CHASE has seven main research themes which are necessarily interconnected.
Working with vulnerable populations
We investigate the physical and mental health and social wellbeing of people at risk of marginalisation and social exclusion due to factors such as sexual orientation, gender identity, cultural diversity, physical disabilities or socio-economic status. Our emphasis is on the development of social strategies to combat this exclusion. Work includes: rights based approaches and methods for participation in health development (Ann Taket, Sarah Pollock); promoting the health of refugees and asylum seekers (Fiona McKay and Kim Robinson); promoting inclusion of those with diverse sexualities, cultures and ethnicities (Maria Pallotta-Chiarolli); promoting health for drug users (Matthew Dunn).
Gender and gender diversity
We have a large group of researchers (led by Ann Taket, Maria Pallotta-Chiarolli, and Beth Crisp) working on gender equity and the prevention of gender based violence. This includes work both inside and outside of Australia. One main focus in on the primary prevention of gender based violence and abuse including using innovative theatre based education programs and workplace gender equality. Cutting across this work is recognition of multiple diversities including, gender, sexuality, ethnicity and dis/ability.
Sexual and reproductive health
CHASE has a group of researchers actively working across the spectrum of sexual and reproductive health including: attitudes, knowledge, behaviours and experiences of women in developing countries (Elizabeth Hoban and Greer Lamaro-Haintz), culturally diverse population groups ( Greer Lamaro-Haintz, Melissa Graham, Hayley McKenzie), sexual diversities (Maria Pallotta-Chiarolli), women without children (Melissa Graham and Ann Taket), people with a disability (Patsie Frawley), intersections between mothering, social inclusion and ethnicity (Karen Lane), the role of policy, and reproductive choices and consequences (Melissa Graham, Hayley McKenzie and Greer Lamaro-Haintz). This body of research considers multiple intersectionalities along with positive and respectful approaches to relationships, sexuality and satisfying and pleasurable safe sexual experiences, the right to decide if, when and how many children to have, control over reproductive decisions including access to safe, effective and affordable contraception, health information, and health care services including termination of pregnancy, and the right to make sexual and reproductive health decisions free from discrimination, coercion and violence.
Disability and inclusion
Deakin has a long tradition of research and teaching in disability and inclusion and currently offers both post graduate and undergraduate programs in this area. Our research activity is diverse but has a focus on the practice and policies related to inclusion and the enactment of the Convention on the Rights of Persons with Disabilities. Research projects have included a focus on strategies to increase the employment of people with disability by small to medium sized businesses (Kevin Murfitt); projects related to the engagement of people with psychosocial disability in the NDIS (Erin Wilson in collaboration with Mind and University of Melbourne); work to identify the human rights priorities of children with disability in the Pacific (HDR candidate Elena Jenkin, Erin Wilson, Kevin Murfitt; and colleagues in the School of Health and Social Development and School of Humanities and Social Sciences). Other current projects include a focus on Supported Decision Making (Joanne Watson and Erin Wilson), and work on the support needs of people with dual disability (Erin Wilson and Kate Anderson). A major focus of all our work is the design and use of research methods that foster the self-report and participation of people with disability in our research projects. Members of our CHASE team and their colleagues were awarded the international Zero project award for Innovative Practice in 2016.
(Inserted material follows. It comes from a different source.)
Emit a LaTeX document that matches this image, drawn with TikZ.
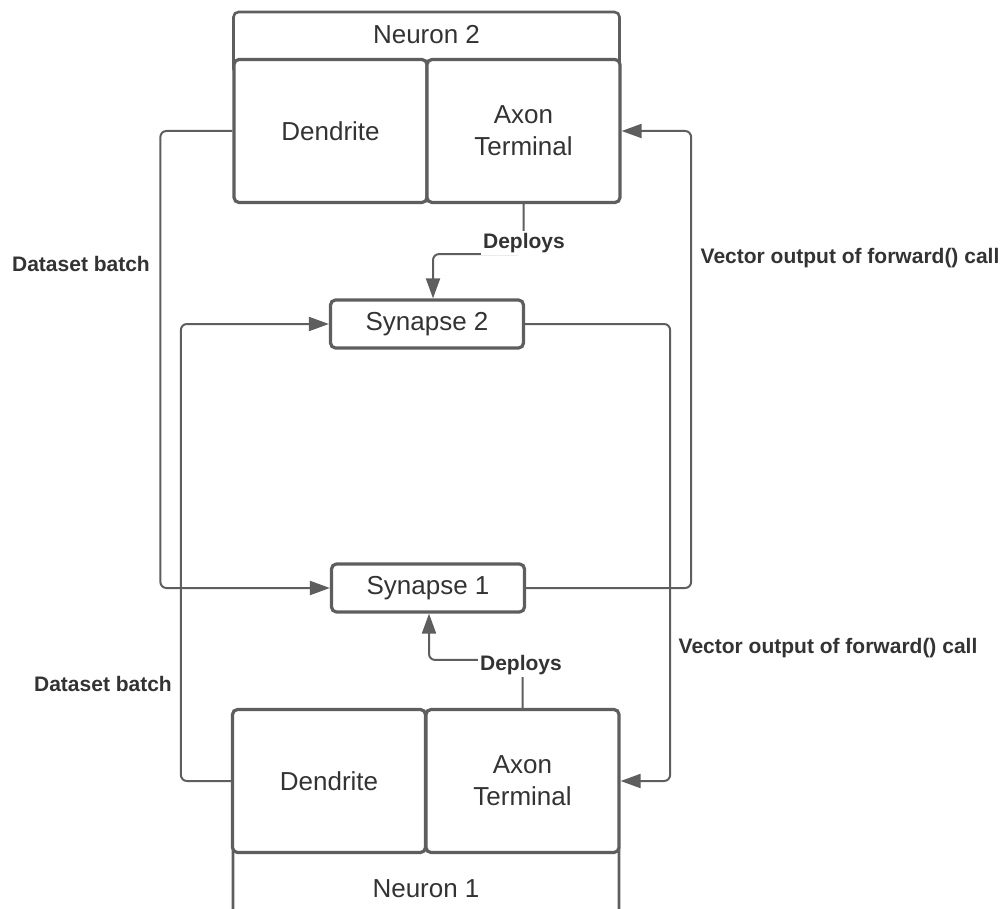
\documentclass[tikz,border=0pt]{standalone}
\usepackage{fontspec}
\setmainfont{Liberation Sans}
\usetikzlibrary{positioning, calc, arrows.meta}
\definecolor{linegray}{HTML}{5E5E5E}
\definecolor{textgray}{HTML}{333333}

\begin{document}
\begin{tikzpicture}
		[x=1pt, y=-1pt,
		 part/.style = {draw=linegray, line width=3.2pt, rectangle, rounded corners=5pt, fill=white, text=textgray, align=center, minimum width=193pt, minimum height=143pt, font=\fontsize{26}{32}\selectfont},
		 head/.style = {part, line width=2.6pt, minimum width=386pt},
		 syn/.style = {part, minimum height=48pt},
		 conn/.style = {draw=linegray, line width=2pt, rounded corners=6pt},
		 arr/.style = {conn, -{Triangle[length=20pt, width=14pt]}},
		 lbl/.style = {text=textgray, font=\bfseries\fontsize{21}{25}\selectfont},
		 dep/.style = {lbl, fill=white, inner sep=2pt}]
		\useasboundingbox (0,0) rectangle (1006,909);
		\clip (0,0) rectangle (1006,909);

		% neuron 2
		\node[head, minimum height=62pt, text depth=18pt] (head2) at (426.5,43) {Neuron 2};
		\node[part] (dend2) at (330.5,131) {Dendrite};
		\node[part] (axon2) at (523.5,131) {Axon\\Terminal};

		% synapses
		\node[syn] (syn2) at (427,324) {Synapse 2};
		\node[syn] (syn1) at (428,588) {Synapse 1};

		% neuron 1
		\node[head, minimum height=80pt, text height=29pt] (head1) at (426,883) {Neuron 1};
		\node[part] (dend1) at (329,781) {Dendrite};
		\node[part] (axon1) at (522.5,781) {Axon\\Terminal};

		\draw[arr] (dend2.west) -- ++(-72,0) |- (syn1.west);
		\draw[arr] (dend1.west) -- ++(-50,0) |- (syn2.west);
		\draw[arr] (syn2.east) -- ++(145,0) |- (axon1.east);
		\draw[arr] (syn1.east) -- ++(165,0) |- (axon2.east);
		\draw[arr] (axon2.south) -- ++(0,50) -| ([xshift=6pt]syn2.north);
		\draw[arr] (axon1.north) -- ++(0,-48) -| ([xshift=1pt]syn1.south);

		\node[dep] (deploy2) at (524,243) {Deploys};
		\node[dep] (deploy1) at (521,665) {Deploys};
		\node[lbl] (batch2) at (81,264) {Dataset batch};
		\node[lbl] (batch1) at (103,684) {Dataset batch};
		\node[lbl] (vec2) at (850,258) {Vector output of forward() call};
		\node[lbl] (vec1) at (828,648) {Vector output of forward() call};
	\end{tikzpicture}
\end{document}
Health, social and welfare sector
CHASE researchers work across health, social and welfare sectors in partnership with service providers on a variety of projects designed to makes services accessible and inclusive for all. Students undertaking practicums, major and minor masters research thesis and honours projects, support this work, supervised by CHASE members.
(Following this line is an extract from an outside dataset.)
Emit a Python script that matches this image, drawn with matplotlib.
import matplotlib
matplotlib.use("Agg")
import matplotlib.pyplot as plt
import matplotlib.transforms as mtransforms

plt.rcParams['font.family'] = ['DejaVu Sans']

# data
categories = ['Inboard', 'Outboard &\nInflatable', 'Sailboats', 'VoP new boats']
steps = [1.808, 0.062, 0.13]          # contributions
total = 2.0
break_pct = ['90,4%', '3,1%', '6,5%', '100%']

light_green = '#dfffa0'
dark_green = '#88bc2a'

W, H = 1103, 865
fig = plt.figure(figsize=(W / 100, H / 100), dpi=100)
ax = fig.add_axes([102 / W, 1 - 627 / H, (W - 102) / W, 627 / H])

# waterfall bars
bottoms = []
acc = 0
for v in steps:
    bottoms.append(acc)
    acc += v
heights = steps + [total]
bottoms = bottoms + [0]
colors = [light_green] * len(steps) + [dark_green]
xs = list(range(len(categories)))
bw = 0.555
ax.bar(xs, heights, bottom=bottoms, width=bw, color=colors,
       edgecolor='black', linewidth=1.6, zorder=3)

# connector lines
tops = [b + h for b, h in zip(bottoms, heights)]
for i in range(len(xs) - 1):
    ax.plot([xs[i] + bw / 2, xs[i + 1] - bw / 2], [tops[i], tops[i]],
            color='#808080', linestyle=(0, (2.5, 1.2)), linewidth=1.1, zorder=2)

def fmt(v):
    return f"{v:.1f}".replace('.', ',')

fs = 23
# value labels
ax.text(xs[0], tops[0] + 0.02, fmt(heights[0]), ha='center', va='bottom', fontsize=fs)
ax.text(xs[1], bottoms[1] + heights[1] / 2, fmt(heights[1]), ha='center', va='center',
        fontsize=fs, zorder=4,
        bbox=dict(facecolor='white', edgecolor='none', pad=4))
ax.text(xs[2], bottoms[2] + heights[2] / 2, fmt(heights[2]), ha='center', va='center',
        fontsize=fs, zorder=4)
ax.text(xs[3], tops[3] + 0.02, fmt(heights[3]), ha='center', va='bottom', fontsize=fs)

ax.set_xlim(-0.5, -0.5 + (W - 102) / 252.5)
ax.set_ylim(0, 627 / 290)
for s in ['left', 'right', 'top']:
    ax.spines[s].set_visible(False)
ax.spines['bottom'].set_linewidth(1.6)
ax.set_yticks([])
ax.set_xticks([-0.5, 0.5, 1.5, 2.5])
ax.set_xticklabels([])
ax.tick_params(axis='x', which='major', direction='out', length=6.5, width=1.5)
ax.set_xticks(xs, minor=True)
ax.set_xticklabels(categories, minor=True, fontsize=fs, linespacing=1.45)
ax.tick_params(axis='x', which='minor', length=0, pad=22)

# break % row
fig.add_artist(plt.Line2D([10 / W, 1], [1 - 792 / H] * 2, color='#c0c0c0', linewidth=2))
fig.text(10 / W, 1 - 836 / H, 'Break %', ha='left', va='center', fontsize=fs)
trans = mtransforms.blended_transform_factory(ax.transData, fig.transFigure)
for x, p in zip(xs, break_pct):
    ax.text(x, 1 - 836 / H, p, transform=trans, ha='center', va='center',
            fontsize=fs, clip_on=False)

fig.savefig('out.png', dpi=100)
Professional practice in the tertiary sector
A major aim at Deakin University is the development of access and inclusion across the range of educational opportunities. CHASE members are involved in developing inclusive curricula and modes of delivery to meet the needs to our diverse student body. One important aspect of this is working with our international students. CHASE members in our social work program including Beth Crisp, Sarah Epstein, Norah Hosken, Sophie Goldingay and Sevi Vassos, are all engaged in ongoing research on various aspects of pedagogy and how best to provide effective learning for Cloud students, who have often experienced exclusion from traditional on campus higher education.
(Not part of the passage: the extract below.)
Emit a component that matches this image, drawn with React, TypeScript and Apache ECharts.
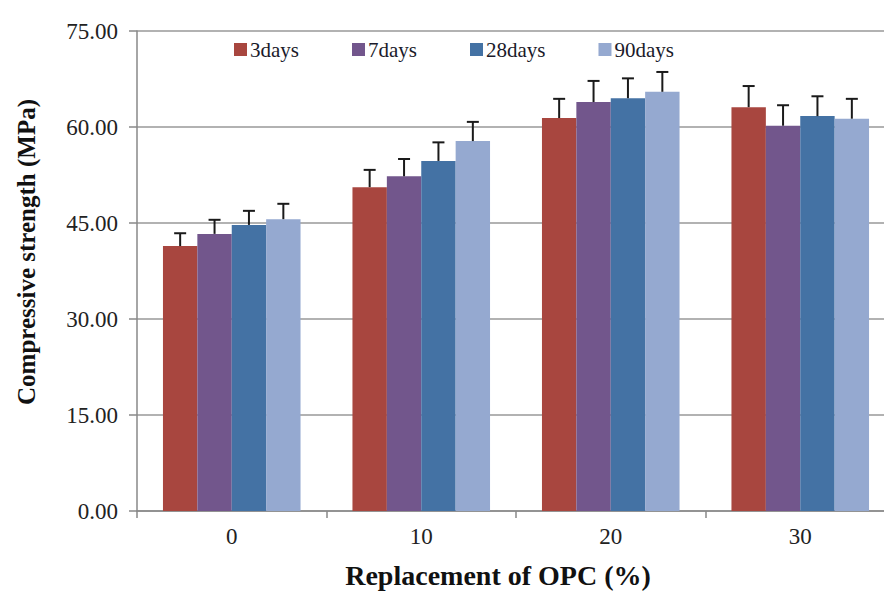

Built and natural environments
Space and place are intricately connected to health. Where we live, our access to nature, our ability to move around a neighbourhood, connect with people and access services, can determine our state of health and wellbeing. Recent research by the team (Fiona Andrews, Teresa Capetola, Elyse Warner and Claire Henderson-Wilson) has investigated elements of neighbourhoods that enhance people’s health and wellbeing. Use of innovative methodologies are integral to elucidating concepts of space and place. For example, Fiona Andrews and Elyse Warner, in partnership with several local governments, have used photo voice to explore residents’ lived experiences of new housing developments. Teresa Capetola and Claire Henderson-Wilson have partnered with community health services and housing associations to explore the health benefits of community gardens.